• [Work to complete]
Tally the lines that contain the string "document" and give the number by itself.

• [Data lines]

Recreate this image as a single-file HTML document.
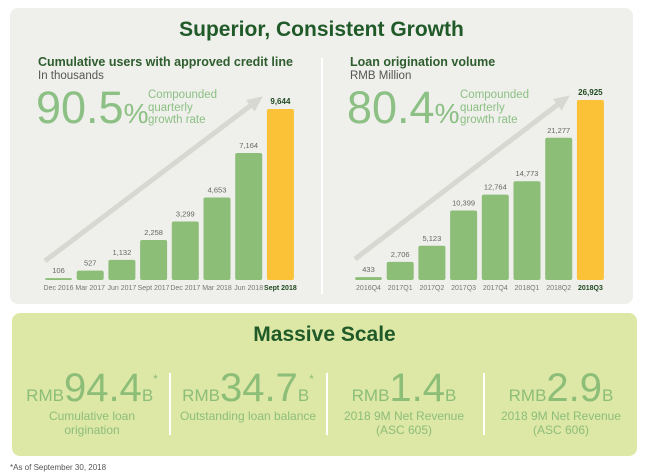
<!DOCTYPE html>
<html><head><meta charset="utf-8"><style>
body{margin:0;width:646px;height:476px;background:#fff;font-family:"Liberation Sans",sans-serif;position:relative;overflow:hidden}
.abs{position:absolute}
</style></head><body>
<div class="abs" style="left:10px;top:8px;width:623px;height:296px;background:#efefeb;border-radius:8px"></div>
<div class="abs" style="left:10px;top:18px;width:623px;text-align:center;font-size:21px;font-weight:bold;color:#1f5a28">Superior, Consistent Growth</div>
<div class="abs" style="left:321px;top:58px;width:2px;height:236px;background:#fff"></div>
<svg class="abs" style="left:0;top:0" width="646" height="476" id="svg"></svg>

<div class="abs" style="left:12px;top:313px;width:625px;height:143px;background:#dde7a6;border-radius:8px"></div>
<div class="abs" style="left:12px;top:323px;width:625px;text-align:center;font-size:21px;font-weight:bold;color:#1f5a28">Massive Scale</div>
<div id="stats"></div>
<div class="abs" style="left:10px;top:463px;font-size:8px;color:#555">*As of September 30, 2018</div>
<script>
const svg=document.getElementById('svg');const NS='http://www.w3.org/2000/svg';
function el(t,a,txt){const e=document.createElementNS(NS,t);for(const k in a)e.setAttribute(k,a[k]);if(txt!==undefined)e.textContent=txt;svg.appendChild(e);return e;}
const usersCats=["Dec 2016","Mar 2017","Jun 2017","Sept 2017","Dec 2017","Mar 2018","Jun 2018","Sept 2018"];
const usersVals=[106,527,1132,2258,3299,4653,7164,9644];
const loanCats=["2016Q4","2017Q1","2017Q2","2017Q3","2017Q4","2018Q1","2018Q2","2018Q3"];
const loanVals=[433,2706,5123,10399,12764,14773,21277,26925];
function fmt(v){return v.toLocaleString('en-US');}
function chart(cats,vals,x0,maxH,name){
  const base=280,step=31.7,bw=27,max=Math.max(...vals);
  const y=v=>base-v/max*maxH;
  cats.forEach((c,i)=>{
    const last=i===cats.length-1;
    const x=x0+i*step;
    const r=el('rect',{x:x,y:y(vals[i]),width:bw,height:base-y(vals[i]),rx:2,fill:last?'#fbc137':'#8cbe78'});
    
    
    const t=el('text',{x:x+bw/2,y:y(vals[i])-5,'text-anchor':'middle','font-size':last?8:7.5,'font-weight':last?'bold':'normal',fill:last?'#1f4a20':'#666'},fmt(vals[i]));
    
    
    const l=el('text',{x:x+bw/2,y:base+10,'text-anchor':'middle','font-size':7,'font-weight':last?'bold':'normal',fill:last?'#1f4a20':'#777'},c);
    
    
  });
}
// arrows
function arrow(x1,y1,x2,y2,n){
  const a=el('line',{x1:x1,y1:y1,x2:x2,y2:y2,stroke:'#d8d8d2','stroke-width':5});
  
  const ang=Math.atan2(y2-y1,x2-x1),s=12;
  const p=[[x2+Math.cos(ang)*6,y2+Math.sin(ang)*6],[x2+Math.cos(ang+2.5)*s,y2+Math.sin(ang+2.5)*s],[x2+Math.cos(ang-2.5)*s,y2+Math.sin(ang-2.5)*s]];
  el('polygon',{points:p.map(q=>q.join(',')).join(' '),fill:'#d8d8d2'});
}
arrow(45,261,258,100,'users-arrow');
arrow(355,259,565,99,'loan-arrow');
chart(usersCats,usersVals,45,171,'users');
chart(loanCats,loanVals,355,180,'loan');
// header texts
function txt(x,y,s,size,w,fill,n){const t=el('text',{x:x,y:y,'font-size':size,'font-weight':w,fill:fill},s);return t;}
txt(38,66,'Cumulative users with approved credit line',12.5,'bold','#2e5d2e','users-title');
txt(38,79,'In thousands',11.5,'normal','#555','users-unit');
txt(350,66,'Loan origination volume',12.5,'bold','#2e5d2e','loan-title');
txt(350,79,'RMB  Million',11.5,'normal','#555','loan-unit');
function big(x,s,n){const t=el('text',{x:x,y:123,'font-size':45,fill:'#8cc084'});
 const a=document.createElementNS(NS,'tspan');a.textContent=s;t.appendChild(a);const b=document.createElementNS(NS,'tspan');b.setAttribute('font-size',28);b.textContent='%';t.appendChild(b);}
big(36,'90.5','users-cagr');big(347,'80.4','loan-cagr');
[['Compounded',98],['quarterly',111],['growth rate',123]].forEach((r,i)=>{
 txt(148,r[1],r[0],11.5,'normal','#8cc084','users-cagr-label-'+i);
 txt(460,r[1],r[0],11.5,'normal','#8cc084','loan-cagr-label-'+i);
});
// stats
const stats=[['94.4','*',['Cumulative loan','origination'],92],['34.7','*',['Outstanding loan balance'],248],['1.4','',['2018 9M Net Revenue','(ASC 605)'],404],['2.9','',['2018 9M Net Revenue','(ASC 606)'],561]];
let h='';
stats.forEach((s,i)=>{
 h+=`<div class="abs" style="left:${s[3]-80}px;top:370px;width:160px;text-align:center;color:#8cbe78">
 <span style="font-size:17px">RMB</span><span style="font-size:40px;line-height:36px">${s[0]}</span><span style="font-size:17px">B</span><sup style="font-size:12px;vertical-align:18px">${s[1]}</sup>
 <div style="font-size:12px;line-height:14px;margin-top:3px">${s[2].join('<br>')}</div></div>`;
});
[169,326,483].forEach((x,i)=>{h+=`<div class="abs" style="left:${x}px;top:373px;width:2px;height:62px;background:#fff"></div>`;});
document.getElementById('stats').innerHTML=h;
</script>
</body></html>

• [Response for this exercise]
5